▸ WORK TO BE COMPLETED
Please reproduce the lines of the records below from the one holding "Convert this chart to matplotlib code." through the one holding "control_edu_pct = [18, 18, 54, 8, 2]", inclusive, skipping all pictures.

▸ MATERIAL SUPPLIED
>> START

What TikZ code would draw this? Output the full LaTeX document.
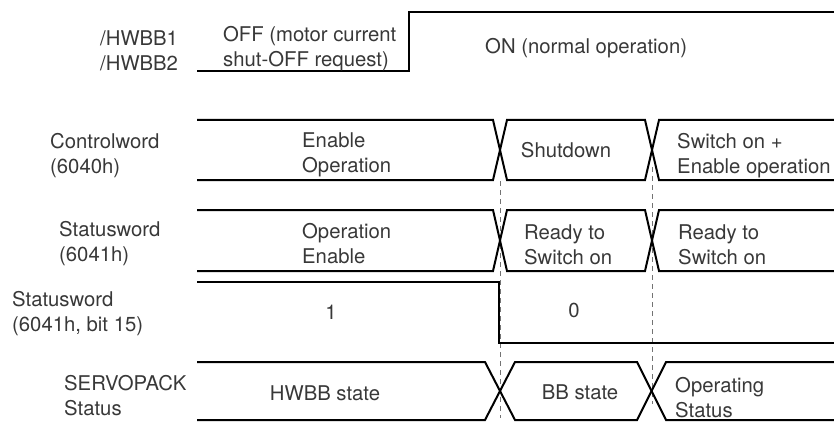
\documentclass[tikz,border=0pt]{standalone}
\usepackage{fontspec}
\setmainfont{TeX Gyre Heros}
\definecolor{txt}{gray}{0.22}
\definecolor{dsh}{gray}{0.45}
\tikzset{
  sig/.style={line width=2pt, black, line join=miter},
  guide/.style={dsh, line width=1pt, dash pattern=on 5pt off 4pt},
  lbl/.style={inner sep=0pt, text=txt, align=left, anchor=west, yshift=-2.5pt, font=\fontsize{20.3}{25}\selectfont},
  one/.style={inner sep=0pt, text=txt, align=left, anchor=west, font=\fontsize{20.3}{25}\selectfont},
  ctr/.style={inner sep=0pt, text=txt, align=center, anchor=center, font=\fontsize{20.3}{25}\selectfont}
}
\begin{document}
\begin{tikzpicture}[x=1pt,y=-1pt]
\useasboundingbox (0,0) rectangle (834,422);
% guides
\coordinate (g1a) at (500,181); \coordinate (g1b) at (500,418);
\coordinate (g2a) at (652,167); \coordinate (g2b) at (652,404);
\draw[guide] (g1a) -- (g1b);
\draw[guide] (g2a) -- (g2b);
% HWBB
\draw[sig] (197,71) -- (409,71) -- (409,12) -- (834,12);
\node[lbl] (hw) at (100,48) {/HWBB1\\/HWBB2};
\node[lbl] (off) at (223,46) {OFF (motor current\\shut-OFF request)};
\node[one] (on) at (485,48) {ON (normal operation)};
% Controlword
\draw[sig] (197,120) -- (493,120) -- (507,180) -- (645,180) -- (659,120) -- (834,120);
\draw[sig] (197,180) -- (493,180) -- (507,120) -- (645,120) -- (659,180) -- (834,180);
\node[lbl] (cw) at (50,153) {Controlword\\(6040h)};
\node[lbl] (cw1) at (302,152) {Enable\\Operation};
\node[ctr] (cw2) at (566,150) {Shutdown};
\node[lbl] (cw3) at (677,153) {Switch on +\\Enable operation};
% Statusword
\draw[sig] (197,210) -- (493,210) -- (507,271) -- (645,271) -- (659,210) -- (834,210);
\draw[sig] (197,271) -- (493,271) -- (507,210) -- (645,210) -- (659,271) -- (834,271);
\node[lbl] (sw) at (59,241) {Statusword\\(6041h)};
\node[lbl] (sw1) at (302,241) {Operation\\Enable};
\node[lbl] (sw2) at (524,242) {Ready to\\Switch on};
\node[lbl] (sw3) at (678,242) {Ready to\\Switch on};
% bit 15
\draw[sig] (197,282) -- (499,282) -- (499,343) -- (834,343);
\node[lbl] (sb) at (12,311) {Statusword\\(6041h, bit 15)};
\node[ctr] (sb1) at (331,312) {1};
\node[ctr] (sb0) at (574,310) {0};
% SERVOPACK
\draw[sig] (197,362) -- (485,362) -- (515,420) -- (637,420) -- (666,362) -- (834,362);
\draw[sig] (197,420) -- (485,420) -- (515,362) -- (637,362) -- (666,420) -- (834,420);
\node[lbl] (sp) at (64,393) {SERVOPACK\\Status};
\node[ctr] (sp1) at (325,393) {HWBB state};
\node[ctr] (sp2) at (580,392) {BB state};
\node[lbl] (sp3) at (675,395) {Operating\\Status};
\end{tikzpicture}
\end{document}
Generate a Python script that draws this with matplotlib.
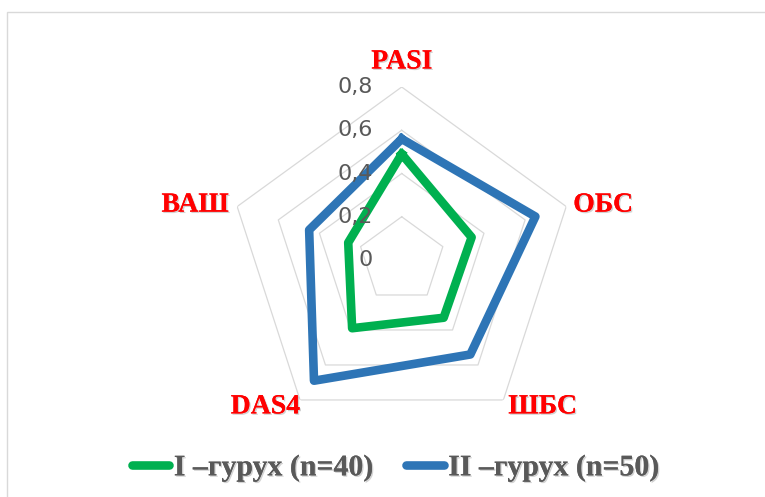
import numpy as np
import matplotlib.pyplot as plt
import matplotlib.patheffects as pe
from matplotlib.lines import Line2D
from matplotlib.patches import Rectangle

# Radar chart data
categories = ['PASI', 'ОБС', 'ШБС', 'DAS4', 'ВАШ']
group1 = [0.49, 0.34, 0.33, 0.39, 0.26]
group2 = [0.56, 0.65, 0.54, 0.69, 0.45]
group_names = ['I –гурух (n=40)', 'II –гурух (n=50)']
r_ticks = [0, 0.2, 0.4, 0.6, 0.8]
r_tick_labels = ['0', '0,2', '0,4', '0,6', '0,8']

W, H = 765, 497
fig = plt.figure(figsize=(W / 100, H / 100), dpi=100)

# outer chart border
fig.patches.append(Rectangle((7 / W, -0.1), 1.2, (H - 11.5) / H + 0.1,
                             transform=fig.transFigure, fill=False,
                             ec='#d9d9d9', lw=1))

cx, cy, R = 401.7, 260, 173
ax = fig.add_axes([(cx - R) / W, (H - cy - R) / H, 2 * R / W, 2 * R / H],
                  projection='polar')
ax.set_theta_offset(np.pi / 2)
ax.set_theta_direction(-1)
ax.set_ylim(0, 0.8)
ax.grid(False)
ax.spines['polar'].set_visible(False)
ax.set_xticks([])
ax.set_yticks([])
ax.patch.set_alpha(0)

angles = np.linspace(0, 2 * np.pi, len(categories), endpoint=False)
closed = np.append(angles, angles[0])

# pentagon gridlines
for r in r_ticks[1:]:
    ax.plot(closed, [r] * len(closed), color='#d9d9d9', lw=0.9, zorder=1)

colors = ['#00b050', '#2e75b6']
for vals, col in zip([group1, group2], colors):
    v = np.append(vals, vals[0])
    ax.plot(closed, v, color=col, lw=6.2, solid_joinstyle='round', zorder=3)

# radial value labels
for r, lab in zip(r_ticks, r_tick_labels):
    ax.annotate(lab, xy=(0, r), xytext=(-21, 0), textcoords='offset points',
                ha='right', va='center', fontsize=16, color='#595959',
                family='DejaVu Sans', zorder=4, annotation_clip=False)

# category labels
shadow = [pe.withSimplePatchShadow(offset=(1, -1), shadow_rgbFace='#808080', alpha=0.35),
          pe.Normal()]
offsets = [((0, 18), 'center'), ((5, 1), 'left'), ((3.5, -5), 'left'),
           ((0, -5), 'right'), ((-6, 1), 'right')]
for ang, lab, (off, ha) in zip(angles, categories, offsets):
    ax.annotate(lab, xy=(ang, 0.8), xytext=off, textcoords='offset points',
                ha=ha, va='center', fontsize=20, fontweight='bold',
                color='#ff0000', family='Liberation Serif',
                path_effects=shadow, annotation_clip=False)

handles = [Line2D([], [], color=c, lw=6.2, solid_capstyle='round') for c in colors]
leg = fig.legend(handles, group_names, loc='center', ncol=2,
                 bbox_to_anchor=(395.5 / W, 1 - 468 / H), frameon=False,
                 handlelength=1.25, handletextpad=0.15, columnspacing=1.12,
                 prop={'family': 'Liberation Serif', 'weight': 'bold', 'size': 21.5})
for t in leg.get_texts():
    t.set_color('#595959')
    t.set_path_effects(shadow)

fig.savefig('out.png', dpi=100, facecolor='white')
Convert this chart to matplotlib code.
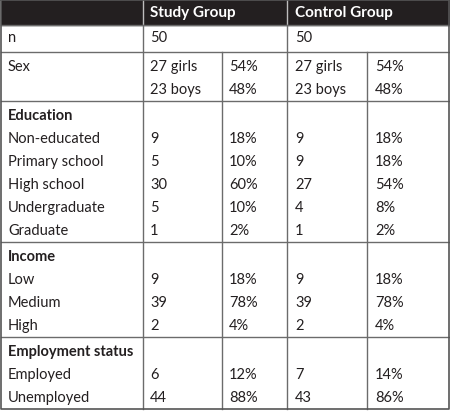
import matplotlib.pyplot as plt

plt.rcParams["font.family"] = ["Lato", "DejaVu Sans"]

groups = ["Study Group", "Control Group"]
n_values = [50, 50]

sex_labels = ["27 girls", "23 boys"]
study_sex_pct = [54, 48]
control_sex_pct = [54, 48]

education_levels = ["Non-educated", "Primary school", "High school", "Undergraduate", "Graduate"]
study_edu_n = [9, 5, 30, 5, 1]
study_edu_pct = [18, 10, 60, 10, 2]
control_edu_n = [9, 9, 27, 4, 1]
control_edu_pct = [18, 18, 54, 8, 2]

income_levels = ["Low", "Medium", "High"]
study_income_n = [9, 39, 2]
study_income_pct = [18, 78, 4]
control_income_n = [9, 39, 2]
control_income_pct = [18, 78, 4]

employment_levels = ["Employed", "Unemployed"]
study_emp_n = [6, 44]
study_emp_pct = [12, 88]
control_emp_n = [7, 43]
control_emp_pct = [14, 86]

# layout in pixels
W, H = 450, 411
col_lines = [143, 222, 287, 367]
text_x = [8, 150, 229, 295, 375]
header_h = 25
n_row_bottom = 52
line_h = 23
pad_top = 15
pad_bottom = 11

header_color = "#231f20"
grid_color = "#6b6b6b"
text_color = "#231f20"
fs = 10.5

fig = plt.figure(figsize=(W / 100, H / 100), dpi=100)
ax = fig.add_axes([0, 0, 1, 1])
ax.set_xlim(0, W)
ax.set_ylim(H, 0)
ax.axis("off")

# header
ax.add_patch(plt.Rectangle((1, 0), W - 2, header_h, color=header_color, zorder=1))
for x in (col_lines[0], col_lines[2]):
    ax.plot([x, x], [0, header_h], color="#bdbdbd", lw=1, zorder=2)
for x, g in zip((text_x[1], text_x[3]), groups):
    ax.text(x, header_h / 2 + 0.5, g, color="white", fontsize=fs + 0.5,
            fontweight="bold", va="center", ha="left")

# n row
ax.text(text_x[0], (header_h + n_row_bottom) / 2, "n", fontsize=fs, va="center", color=text_color)
for x, v in zip((text_x[1], text_x[3]), n_values):
    ax.text(x, (header_h + n_row_bottom) / 2, str(v), fontsize=fs, va="center", color=text_color)


def pct(v):
    return f"{v}%"


sections = [
    (None, ["Sex", ""],
     [sex_labels, [pct(v) for v in study_sex_pct], sex_labels, [pct(v) for v in control_sex_pct]]),
    ("Education", education_levels,
     [[str(v) for v in study_edu_n], [pct(v) for v in study_edu_pct],
      [str(v) for v in control_edu_n], [pct(v) for v in control_edu_pct]]),
    ("Income", income_levels,
     [[str(v) for v in study_income_n], [pct(v) for v in study_income_pct],
      [str(v) for v in control_income_n], [pct(v) for v in control_income_pct]]),
    ("Employment status", employment_levels,
     [[str(v) for v in study_emp_n], [pct(v) for v in study_emp_pct],
      [str(v) for v in control_emp_n], [pct(v) for v in control_emp_pct]]),
]

h_lines = [header_h, n_row_bottom]
top = n_row_bottom
for title, labels, cols in sections:
    y = top + pad_top
    offset = 0
    if title is not None:
        ax.text(text_x[0], y, title, fontsize=fs, fontweight="bold", va="center", color=text_color)
        offset = 1
    for i, lab in enumerate(labels):
        yy = y + (i + offset) * line_h
        if lab:
            ax.text(text_x[0], yy, lab, fontsize=fs, va="center", color=text_color)
    for c, values in enumerate(cols):
        for i, v in enumerate(values):
            yy = y + (i + offset) * line_h
            ax.text(text_x[c + 1], yy, v, fontsize=fs, va="center", color=text_color)
    n_lines = len(labels) + offset if labels[-1] else len(labels)
    bottom = y + (n_lines - 1) * line_h + pad_bottom
    h_lines.append(bottom)
    top = bottom

for y in h_lines[1:-1]:
    ax.plot([1, W - 1], [y, y], color=grid_color, lw=1, zorder=2)
ax.plot([1, W - 1], [header_h, header_h], color=grid_color, lw=1, zorder=2)

# vertical lines
for x in (col_lines[0], col_lines[2]):
    ax.plot([x, x], [header_h, h_lines[-1]], color=grid_color, lw=1, zorder=2)
for x in (col_lines[1], col_lines[3]):
    ax.plot([x, x], [n_row_bottom, h_lines[-1]], color=grid_color, lw=1, zorder=2)

# outer border
ax.plot([1, 1, W - 1, W - 1, 1], [0, h_lines[-1], h_lines[-1], 0, 0],
        color="#555555", lw=1.2, zorder=3)

fig.savefig("out.png", dpi=100)
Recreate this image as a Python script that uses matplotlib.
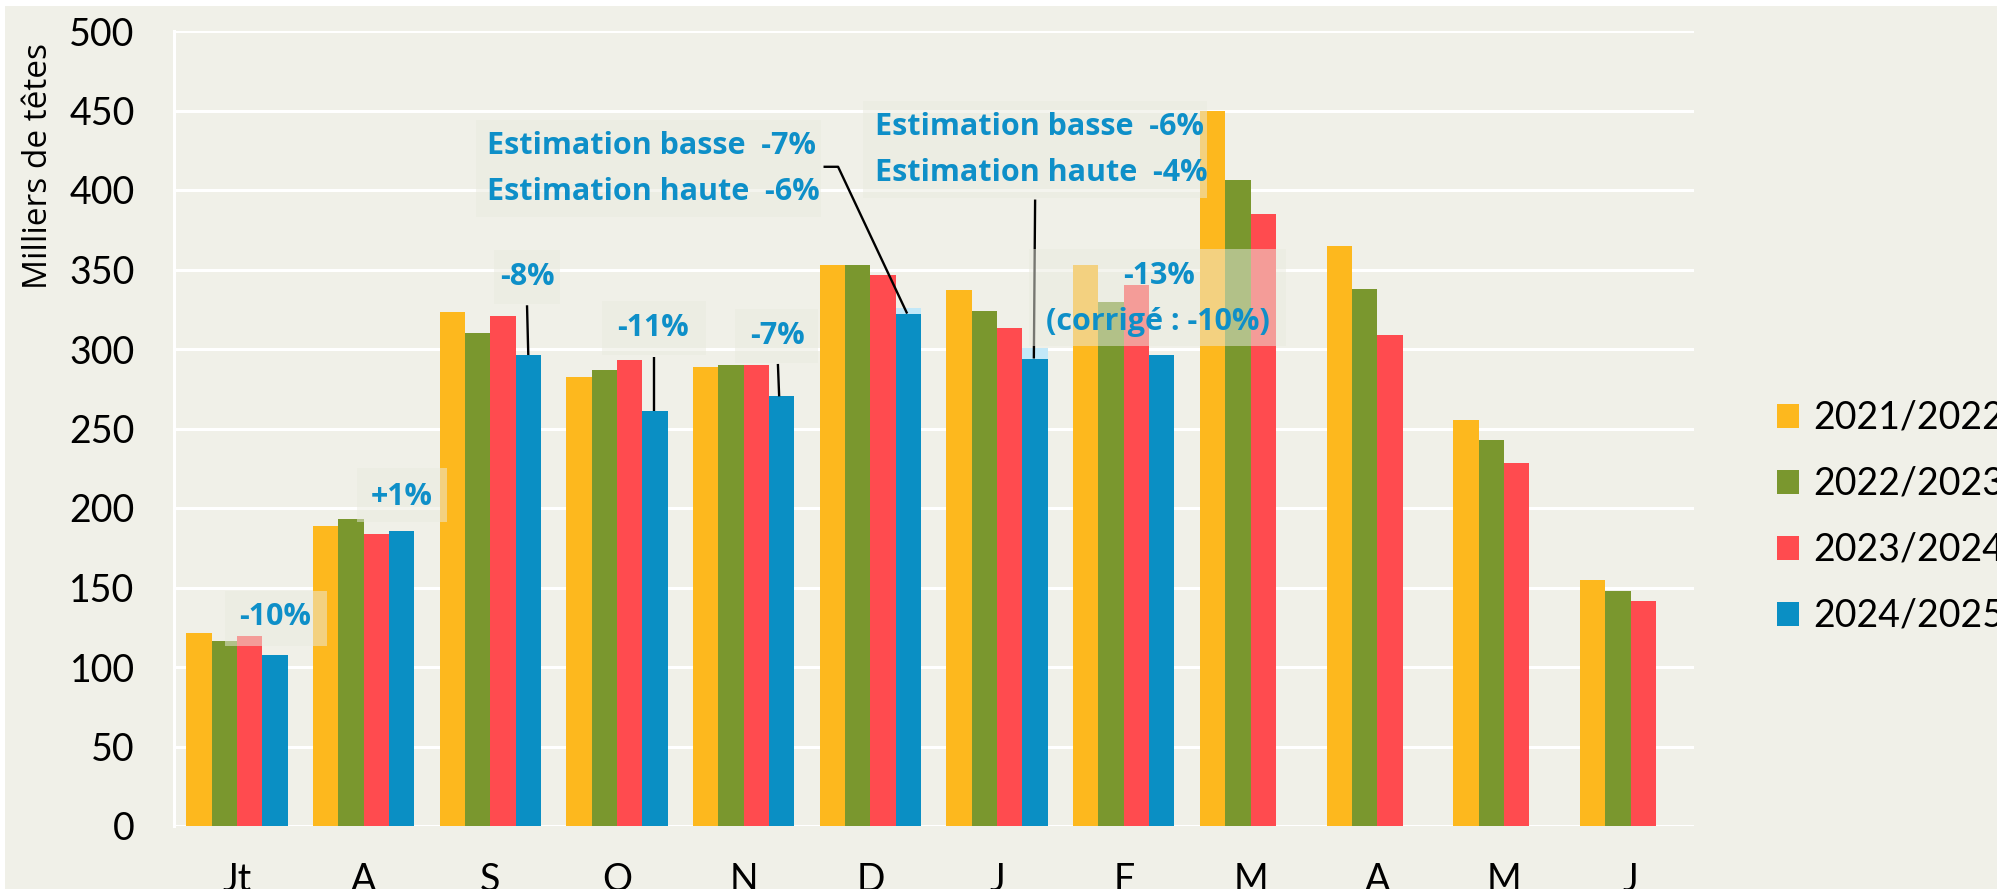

>> END

▸ OUTPUT BELOW
Convert this chart to matplotlib code.
import matplotlib.pyplot as plt

plt.rcParams["font.family"] = ["Lato", "DejaVu Sans"]

groups = ["Study Group", "Control Group"]
n_values = [50, 50]

sex_labels = ["27 girls", "23 boys"]
study_sex_pct = [54, 48]
control_sex_pct = [54, 48]

education_levels = ["Non-educated", "Primary school", "High school", "Undergraduate", "Graduate"]
study_edu_n = [9, 5, 30, 5, 1]
study_edu_pct = [18, 10, 60, 10, 2]
control_edu_n = [9, 9, 27, 4, 1]
control_edu_pct = [18, 18, 54, 8, 2]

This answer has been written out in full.